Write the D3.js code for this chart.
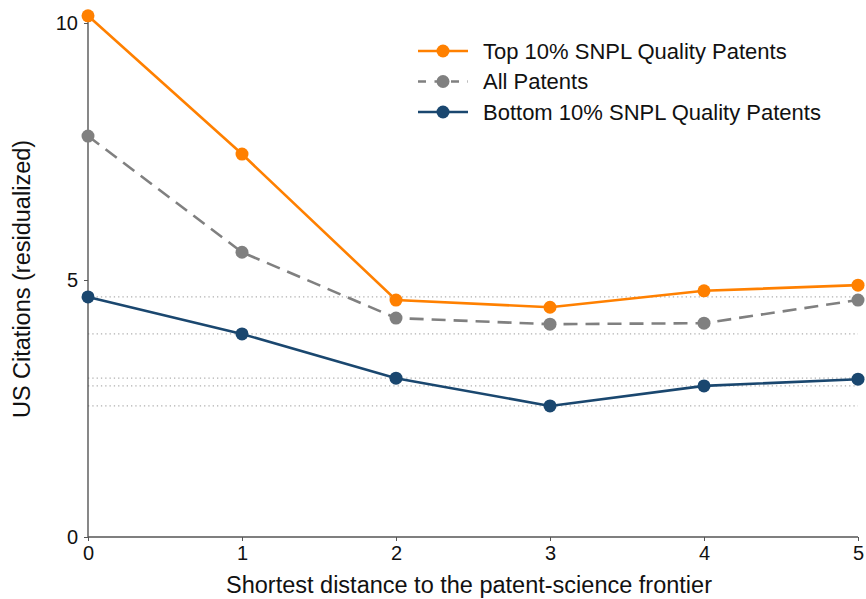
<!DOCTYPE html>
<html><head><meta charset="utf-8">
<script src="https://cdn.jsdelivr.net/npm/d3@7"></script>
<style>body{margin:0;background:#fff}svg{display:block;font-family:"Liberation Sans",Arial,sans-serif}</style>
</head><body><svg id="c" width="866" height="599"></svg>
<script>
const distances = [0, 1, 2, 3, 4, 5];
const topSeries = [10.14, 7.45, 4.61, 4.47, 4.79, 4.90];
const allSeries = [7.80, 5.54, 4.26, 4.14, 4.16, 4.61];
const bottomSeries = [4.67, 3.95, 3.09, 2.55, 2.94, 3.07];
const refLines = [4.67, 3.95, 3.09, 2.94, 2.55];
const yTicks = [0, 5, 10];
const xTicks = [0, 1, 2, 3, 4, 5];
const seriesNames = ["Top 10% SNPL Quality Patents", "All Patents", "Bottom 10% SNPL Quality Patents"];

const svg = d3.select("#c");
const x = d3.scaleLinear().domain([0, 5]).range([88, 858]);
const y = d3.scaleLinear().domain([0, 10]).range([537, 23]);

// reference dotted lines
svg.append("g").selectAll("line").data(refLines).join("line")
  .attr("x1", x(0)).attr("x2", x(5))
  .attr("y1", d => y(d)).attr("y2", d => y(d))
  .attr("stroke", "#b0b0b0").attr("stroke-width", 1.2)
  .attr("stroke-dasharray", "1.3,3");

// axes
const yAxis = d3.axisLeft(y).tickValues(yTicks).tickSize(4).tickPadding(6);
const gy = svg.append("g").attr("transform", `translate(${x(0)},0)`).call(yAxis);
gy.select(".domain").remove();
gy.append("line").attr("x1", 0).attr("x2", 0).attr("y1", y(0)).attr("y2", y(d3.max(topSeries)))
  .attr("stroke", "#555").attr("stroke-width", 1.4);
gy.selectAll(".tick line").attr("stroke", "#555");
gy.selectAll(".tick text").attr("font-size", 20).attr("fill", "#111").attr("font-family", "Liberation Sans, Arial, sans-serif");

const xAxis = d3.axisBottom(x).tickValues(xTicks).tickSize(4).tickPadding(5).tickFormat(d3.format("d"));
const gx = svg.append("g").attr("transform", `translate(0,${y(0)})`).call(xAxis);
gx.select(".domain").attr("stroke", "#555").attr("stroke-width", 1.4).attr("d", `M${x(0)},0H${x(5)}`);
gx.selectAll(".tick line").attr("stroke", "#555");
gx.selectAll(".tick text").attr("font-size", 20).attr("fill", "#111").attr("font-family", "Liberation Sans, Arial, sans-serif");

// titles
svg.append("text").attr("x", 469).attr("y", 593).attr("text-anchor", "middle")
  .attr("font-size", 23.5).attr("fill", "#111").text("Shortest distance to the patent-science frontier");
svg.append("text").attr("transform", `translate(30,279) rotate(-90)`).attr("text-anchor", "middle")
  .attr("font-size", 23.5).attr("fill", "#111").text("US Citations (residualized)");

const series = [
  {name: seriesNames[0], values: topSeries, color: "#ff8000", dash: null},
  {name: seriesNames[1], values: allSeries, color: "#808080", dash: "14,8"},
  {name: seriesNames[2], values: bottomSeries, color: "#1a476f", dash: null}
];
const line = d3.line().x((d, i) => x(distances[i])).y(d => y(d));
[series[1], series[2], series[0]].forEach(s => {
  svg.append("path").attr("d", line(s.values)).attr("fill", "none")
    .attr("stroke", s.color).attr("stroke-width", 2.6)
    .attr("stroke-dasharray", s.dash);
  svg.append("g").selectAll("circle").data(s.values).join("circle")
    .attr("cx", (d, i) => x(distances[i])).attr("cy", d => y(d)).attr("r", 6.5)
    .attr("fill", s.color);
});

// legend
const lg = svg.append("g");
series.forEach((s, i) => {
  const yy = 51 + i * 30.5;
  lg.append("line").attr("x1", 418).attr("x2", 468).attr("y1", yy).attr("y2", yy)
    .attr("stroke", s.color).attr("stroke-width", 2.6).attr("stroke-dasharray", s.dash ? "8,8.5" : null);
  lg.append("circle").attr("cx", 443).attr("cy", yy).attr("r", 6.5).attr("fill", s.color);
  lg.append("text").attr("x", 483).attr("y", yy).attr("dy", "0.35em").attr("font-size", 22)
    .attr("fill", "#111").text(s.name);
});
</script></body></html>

# Exercise details:
The data should be printed again unchanged; leave its pictures out.

# Response to this exercise:
Write the D3.js code for this chart.
<!DOCTYPE html>
<html><head><meta charset="utf-8">
<script src="https://cdn.jsdelivr.net/npm/d3@7"></script>
<style>body{margin:0;background:#fff}svg{display:block;font-family:"Liberation Sans",Arial,sans-serif}</style>
</head><body><svg id="c" width="866" height="599"></svg>
<script>
const distances = [0, 1, 2, 3, 4, 5];
const topSeries = [10.14, 7.45, 4.61, 4.47, 4.79, 4.90];
const allSeries = [7.80, 5.54, 4.26, 4.14, 4.16, 4.61];
const bottomSeries = [4.67, 3.95, 3.09, 2.55, 2.94, 3.07];
const refLines = [4.67, 3.95, 3.09, 2.94, 2.55];
const yTicks = [0, 5, 10];
const xTicks = [0, 1, 2, 3, 4, 5];
const seriesNames = ["Top 10% SNPL Quality Patents", "All Patents", "Bottom 10% SNPL Quality Patents"];

const svg = d3.select("#c");
const x = d3.scaleLinear().domain([0, 5]).range([88, 858]);
const y = d3.scaleLinear().domain([0, 10]).range([537, 23]);

// reference dotted lines
svg.append("g").selectAll("line").data(refLines).join("line")
  .attr("x1", x(0)).attr("x2", x(5))
  .attr("y1", d => y(d)).attr("y2", d => y(d))
  .attr("stroke", "#b0b0b0").attr("stroke-width", 1.2)
  .attr("stroke-dasharray", "1.3,3");

// axes
const yAxis = d3.axisLeft(y).tickValues(yTicks).tickSize(4).tickPadding(6);
const gy = svg.append("g").attr("transform", `translate(${x(0)},0)`).call(yAxis);
gy.select(".domain").remove();
gy.append("line").attr("x1", 0).attr("x2", 0).attr("y1", y(0)).attr("y2", y(d3.max(topSeries)))
  .attr("stroke", "#555").attr("stroke-width", 1.4);
gy.selectAll(".tick line").attr("stroke", "#555");
gy.selectAll(".tick text").attr("font-size", 20).attr("fill", "#111").attr("font-family", "Liberation Sans, Arial, sans-serif");

const xAxis = d3.axisBottom(x).tickValues(xTicks).tickSize(4).tickPadding(5).tickFormat(d3.format("d"));
const gx = svg.append("g").attr("transform", `translate(0,${y(0)})`).call(xAxis);
gx.select(".domain").attr("stroke", "#555").attr("stroke-width", 1.4).attr("d", `M${x(0)},0H${x(5)}`);
gx.selectAll(".tick line").attr("stroke", "#555");
gx.selectAll(".tick text").attr("font-size", 20).attr("fill", "#111").attr("font-family", "Liberation Sans, Arial, sans-serif");

// titles
svg.append("text").attr("x", 469).attr("y", 593).attr("text-anchor", "middle")
  .attr("font-size", 23.5).attr("fill", "#111").text("Shortest distance to the patent-science frontier");
svg.append("text").attr("transform", `translate(30,279) rotate(-90)`).attr("text-anchor", "middle")
  .attr("font-size", 23.5).attr("fill", "#111").text("US Citations (residualized)");

const series = [
  {name: seriesNames[0], values: topSeries, color: "#ff8000", dash: null},
  {name: seriesNames[1], values: allSeries, color: "#808080", dash: "14,8"},
  {name: seriesNames[2], values: bottomSeries, color: "#1a476f", dash: null}
];
const line = d3.line().x((d, i) => x(distances[i])).y(d => y(d));
[series[1], series[2], series[0]].forEach(s => {
  svg.append("path").attr("d", line(s.values)).attr("fill", "none")
    .attr("stroke", s.color).attr("stroke-width", 2.6)
    .attr("stroke-dasharray", s.dash);
  svg.append("g").selectAll("circle").data(s.values).join("circle")
    .attr("cx", (d, i) => x(distances[i])).attr("cy", d => y(d)).attr("r", 6.5)
    .attr("fill", s.color);
});

// legend
const lg = svg.append("g");
series.forEach((s, i) => {
  const yy = 51 + i * 30.5;
  lg.append("line").attr("x1", 418).attr("x2", 468).attr("y1", yy).attr("y2", yy)
    .attr("stroke", s.color).attr("stroke-width", 2.6).attr("stroke-dasharray", s.dash ? "8,8.5" : null);
  lg.append("circle").attr("cx", 443).attr("cy", yy).attr("r", 6.5).attr("fill", s.color);
  lg.append("text").attr("x", 483).attr("y", yy).attr("dy", "0.35em").attr("font-size", 22)
    .attr("fill", "#111").text(s.name);
});
</script></body></html>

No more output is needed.